▶ [OBJECTIVE] Print word for word the first line of the listing below and every line after it, through the line with "9.91, 9.8, 9.62];". Leave out the pictures and the rest.

··········

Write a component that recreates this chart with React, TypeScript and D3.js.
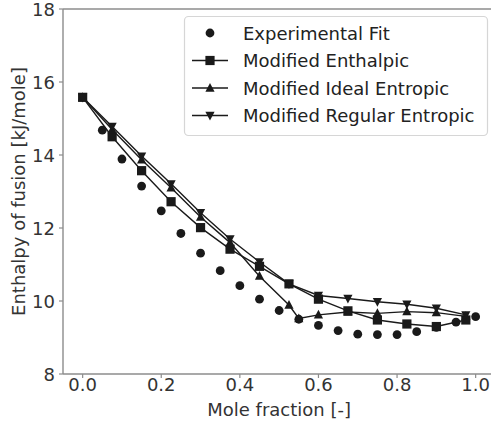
import React from "react";
import * as d3 from "d3";

// Mole fractions of the experimental fit and the model curves
const expX = [0.05, 0.1, 0.15, 0.2, 0.25, 0.3, 0.35, 0.4, 0.45, 0.5, 0.55, 0.6, 0.65, 0.7, 0.75, 0.8, 0.85, 0.9, 0.95, 1.0];
const expY = [14.68, 13.89, 13.15, 12.47, 11.85, 11.31, 10.83, 10.42, 10.05, 9.74, 9.5, 9.33, 9.19, 9.09, 9.08, 9.08, 9.16, 9.28, 9.42, 9.57];

const modelX = [0, 0.075, 0.15, 0.225, 0.3, 0.375, 0.45, 0.525, 0.6, 0.675, 0.75, 0.825, 0.9, 0.975];
const enthalpicY = [15.58, 14.5, 13.57, 12.72, 12.01, 11.42, 10.95, 10.47, 10.05, 9.73, 9.48, 9.37, 9.3, 9.48];
const idealX = [0, 0.075, 0.15, 0.225, 0.3, 0.375, 0.45, 0.525, 0.55, 0.6, 0.675, 0.75, 0.825, 0.9, 0.975];
const idealY = [15.58, 14.7, 13.87, 13.1, 12.3, 11.6, 10.68, 9.89, 9.52, 9.62, 9.7, 9.66, 9.71, 9.68, 9.58];
const regularY = [15.58, 14.78, 13.97, 13.21, 12.42, 11.7, 11.07, 10.47, 10.15, 10.07, 9.98, 9.91, 9.8, 9.62];

const xTicks = [0, 0.2, 0.4, 0.6, 0.8, 1.0];
const yTicks = [8, 10, 12, 14, 16, 18];

const legendLabels = ["Experimental Fit", "Modified Enthalpic", "Modified Ideal Entropic", "Modified Regular Entropic"];

const W = 491;
const H = 425;
const FONT = "DejaVu Sans, sans-serif";
const FS = 18;
const INK = "#1a1a1a";

type Marker = "circle" | "square" | "triUp" | "triDown";

function markerPath(kind: Marker, cx: number, cy: number): React.ReactElement {
  const s = 4.6;
  if (kind === "circle") return <circle cx={cx} cy={cy} r={4.4} fill={INK} />;
  if (kind === "square") return <rect x={cx - s} y={cy - s} width={2 * s} height={2 * s} fill={INK} />;
  if (kind === "triUp")
    return <path d={`M${cx},${cy - s * 1.1}L${cx + s},${cy + s * 0.8}L${cx - s},${cy + s * 0.8}Z`} fill={INK} />;
  return <path d={`M${cx},${cy + s * 1.1}L${cx + s},${cy - s * 0.8}L${cx - s},${cy - s * 0.8}Z`} fill={INK} />;
}

export default function App() {
  const left = 63;
  const top = 9;
  const bottom = 374;
  const x = d3.scaleLinear().domain([-0.05, 1.05]).range([left, left + 1.1 * 393]);
  const y = d3.scaleLinear().domain([8, 18]).range([bottom, top]);
  const right = x(1.05);

  const line = d3
    .line<[number, number]>()
    .x((d) => x(d[0]))
    .y((d) => y(d[1]));

  const series: { xs: number[]; ys: number[]; m: Marker }[] = [
    { xs: modelX, ys: enthalpicY, m: "square" },
    { xs: idealX, ys: idealY, m: "triUp" },
    { xs: modelX, ys: regularY, m: "triDown" },
  ];

  const legendMarkers: Marker[] = ["circle", "square", "triUp", "triDown"];
  const rowY = [33, 60.5, 88, 115.5];

  return (
    <svg
      width={W}
      height={H}
      style={{ position: "absolute", left: 0, top: 0, background: "#fff" }}
      fontFamily={FONT}
    >
      <rect width={W} height={H} fill="#fff" />
      {/* axes frame */}
      <g stroke="#8c8c8c" strokeWidth={1.4} fill="none">
        <line x1={left} y1={top} x2={right} y2={top} />
        <line x1={left} y1={bottom} x2={right} y2={bottom} />
        <line x1={left} y1={top} x2={left} y2={bottom} />
        <line x1={right} y1={top} x2={right} y2={bottom} />
      </g>
      {/* x ticks */}
      {xTicks.map((t) => (
        <g key={"x" + t}>
          <line x1={x(t)} x2={x(t)} y1={bottom} y2={bottom + 4} stroke="#8c8c8c" strokeWidth={1.2} />
          <text x={x(t)} y={bottom + 10} textAnchor="middle" dominantBaseline="central" fontSize={FS} fill="#333">
            {d3.format(".1f")(t)}
          </text>
        </g>
      ))}
      {/* y ticks */}
      {yTicks.map((t) => (
        <g key={"y" + t}>
          <line x1={left - 4} x2={left} y1={y(t)} y2={y(t)} stroke="#8c8c8c" strokeWidth={1.2} />
          <text x={left - 8} y={y(t)} textAnchor="end" dominantBaseline="central" fontSize={FS} fill="#333">
            {t}
          </text>
        </g>
      ))}
      <text x={(left + right) / 2} y={409} textAnchor="middle" dominantBaseline="central" fontSize={FS} fill="#333">
        Mole fraction [-]
      </text>
      <text
        transform={`translate(18,${(top + bottom) / 2}) rotate(-90)`}
        textAnchor="middle"
        dominantBaseline="central"
        fontSize={FS}
        fill="#333"
      >
        Enthalpy of fusion [kJ/mole]
      </text>

      {/* experimental fit */}
      {expX.map((v, i) => (
        <g key={"e" + i}>{markerPath("circle", x(v), y(expY[i]))}</g>
      ))}

      {/* model curves */}
      {series.map((s, si) => {
        const pts = s.xs.map((v, i) => [v, s.ys[i]] as [number, number]);
        return (
          <g key={"s" + si}>
            <path d={line(pts) || ""} fill="none" stroke={INK} strokeWidth={1.4} />
            {pts.map((p, i) => (
              <g key={i}>{markerPath(s.m, x(p[0]), y(p[1]))}</g>
            ))}
          </g>
        );
      })}

      {/* legend */}
      <rect x={184.5} y={16.5} width={303} height={119} rx={4} fill="#fff" fillOpacity={0.8} stroke="#d6d6d6" strokeWidth={1.2} />
      {legendLabels.map((lab, i) => (
        <g key={"l" + i}>
          {i > 0 && <line x1={192} x2={228} y1={rowY[i]} y2={rowY[i]} stroke={INK} strokeWidth={1.4} />}
          {markerPath(legendMarkers[i], 210, rowY[i])}
          <text x={243} y={rowY[i]} dominantBaseline="central" fontSize={FS} fill="#222">
            {lab}
          </text>
        </g>
      ))}
    </svg>
  );
}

··········

▶ [THE REPLY]
Write a component that recreates this chart with React, TypeScript and D3.js.
import React from "react";
import * as d3 from "d3";

// Mole fractions of the experimental fit and the model curves
const expX = [0.05, 0.1, 0.15, 0.2, 0.25, 0.3, 0.35, 0.4, 0.45, 0.5, 0.55, 0.6, 0.65, 0.7, 0.75, 0.8, 0.85, 0.9, 0.95, 1.0];
const expY = [14.68, 13.89, 13.15, 12.47, 11.85, 11.31, 10.83, 10.42, 10.05, 9.74, 9.5, 9.33, 9.19, 9.09, 9.08, 9.08, 9.16, 9.28, 9.42, 9.57];

const modelX = [0, 0.075, 0.15, 0.225, 0.3, 0.375, 0.45, 0.525, 0.6, 0.675, 0.75, 0.825, 0.9, 0.975];
const enthalpicY = [15.58, 14.5, 13.57, 12.72, 12.01, 11.42, 10.95, 10.47, 10.05, 9.73, 9.48, 9.37, 9.3, 9.48];
const idealX = [0, 0.075, 0.15, 0.225, 0.3, 0.375, 0.45, 0.525, 0.55, 0.6, 0.675, 0.75, 0.825, 0.9, 0.975];
const idealY = [15.58, 14.7, 13.87, 13.1, 12.3, 11.6, 10.68, 9.89, 9.52, 9.62, 9.7, 9.66, 9.71, 9.68, 9.58];
const regularY = [15.58, 14.78, 13.97, 13.21, 12.42, 11.7, 11.07, 10.47, 10.15, 10.07, 9.98, 9.91, 9.8, 9.62];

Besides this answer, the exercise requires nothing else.